Una volta contestato l’addebito, ed esaurite le fasi successive del procedimento disciplinare, il recesso (se non si è optato per una sanzione meno grave) va comunicato in forma scritta (pena la reintegrazione nel posto, accompagnata da una “penale” minima di 5 mensilità per tutti i lavoratori), indicando per iscritto anche i motivi (pena l’applicazione della medesima sanzione prevista per la violazione del procedimento disciplinare). Il Ministero ha poi precisato che, anche nel caso di recesso disciplinare, il datore di lavoro è tenuto a versare il contributo per il finanziamento dell’ASPI.

Merita di essere ricordato che l’articolo 1, comma 41, della legge 28 giugno 2012, n. 92, dispone espressamente che il recesso intimato all’esito del procedimento disciplinare produce effetto dal giorno della comunicazione con cui il procedimento stesso è stato avviato, salvo l’eventuale diritto del lavoratore al preavviso o all’indennità sostitutiva, e che il periodo di eventuale lavoro svolto in costanza della procedura si considera come preavviso lavorato.

L’iniziativa passa quindi al lavoratore, che (come anticipato sopra) deve impugnare il recesso, a pena di decadenza, entro 60 giorni dalla ricezione della sua comunicazione in forma scritta, ovvero dalla comunicazione, anch’essa in forma scritta, dei motivi, ove non contestuale, con qualsiasi atto scritto, anche extragiudiziale, idoneo a renderne nota la volontà anche con l’intervento dell’organizzazione sindacale diretto a impugnare il licenziamento stesso. La impugnazione è inefficace se non è seguita, entro il successivo termine di 180 giorni, dal deposito del ricorso nella cancelleria del tribunale o dalla comunicazione alla controparte della richiesta di tentativo di conciliazione o arbitrato, ferma la possibilità di produrre nuovi documenti formatisi dopo il deposito del ricorso. Se la conciliazione o l’arbitrato richiesti sono rifiutati o non è raggiunto l’accordo necessario al relativo espletamento, il ricorso al giudice deve essere depositato a pena di decadenza entro 60 giorni dal rifiuto o dal mancato accordo.

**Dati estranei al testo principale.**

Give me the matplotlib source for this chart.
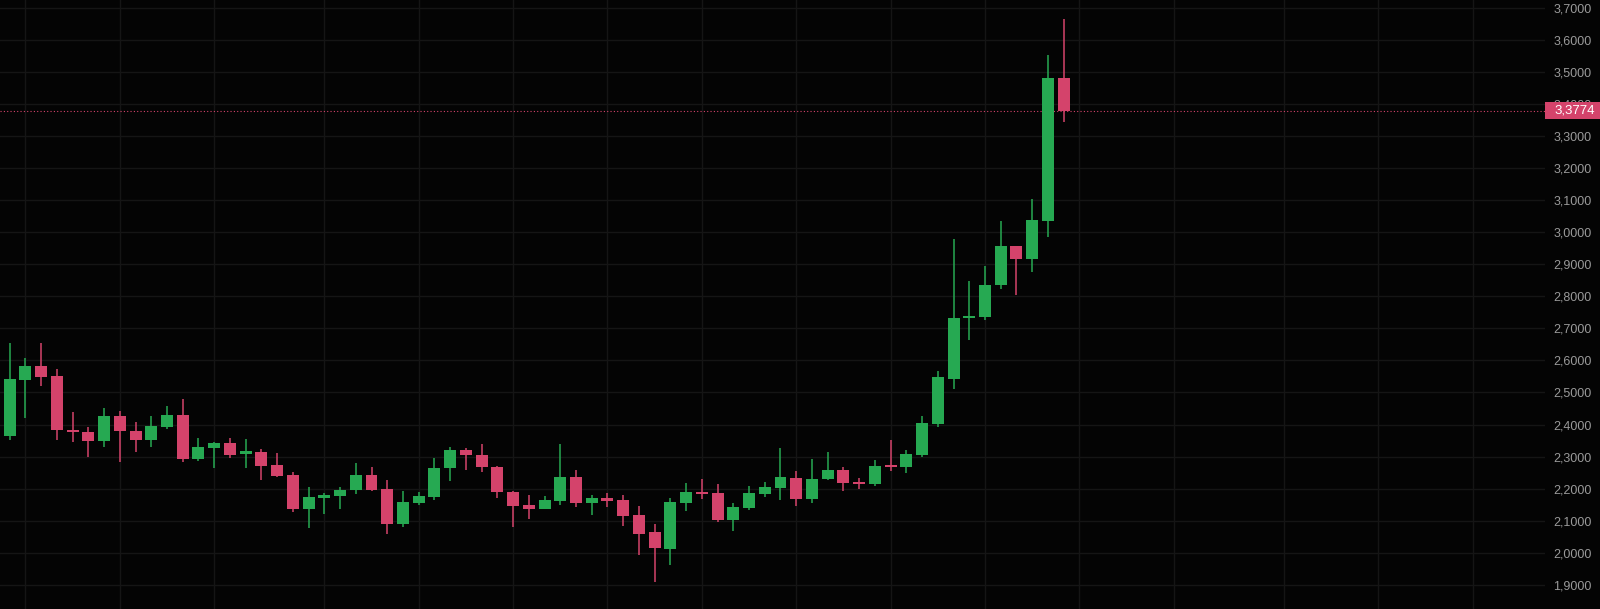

A seguito dell’impugnazione, interviene il giudice il quale, ove ravvisi l’illegittimità del recesso comminato, potrà agire in maniera differente a seconda:

  1. a) dell’organico complessivo del datore di lavoro;
  2. b) della situazione che è stata accertata; nonché
  3. c) della data di assunzione del lavoratore, in base a quanto previsto dal D.Lgs. n. 23/2015.

In relazione alle diverse ipotesi, che saranno dettagliatamente esaminate nei prossimi dossier, il giudice potrà condannare il datore: alla riassunzione o al risarcimento del danno con un massimo di 6 mensilità; alla reintegrazione e al risarcimento del danno, con un massimo di 12 mensilità; solamente al risarcimento del danno, con un minimo di 2 (datori “piccoli”) o 4 mensilità (datori “grandi”) e, in ogni caso, con un “tetto” pari a 24 mensilità.

Infine, esclusivamente per i lavoratori ai quali si applica il contratto a tutele crescenti, al fine di evitare il giudizio, è stata prevista l’offerta di conciliazione, che deve essere formulata da parte del datore di lavoro entro 60 giorni da quando è stato intimato il licenziamento.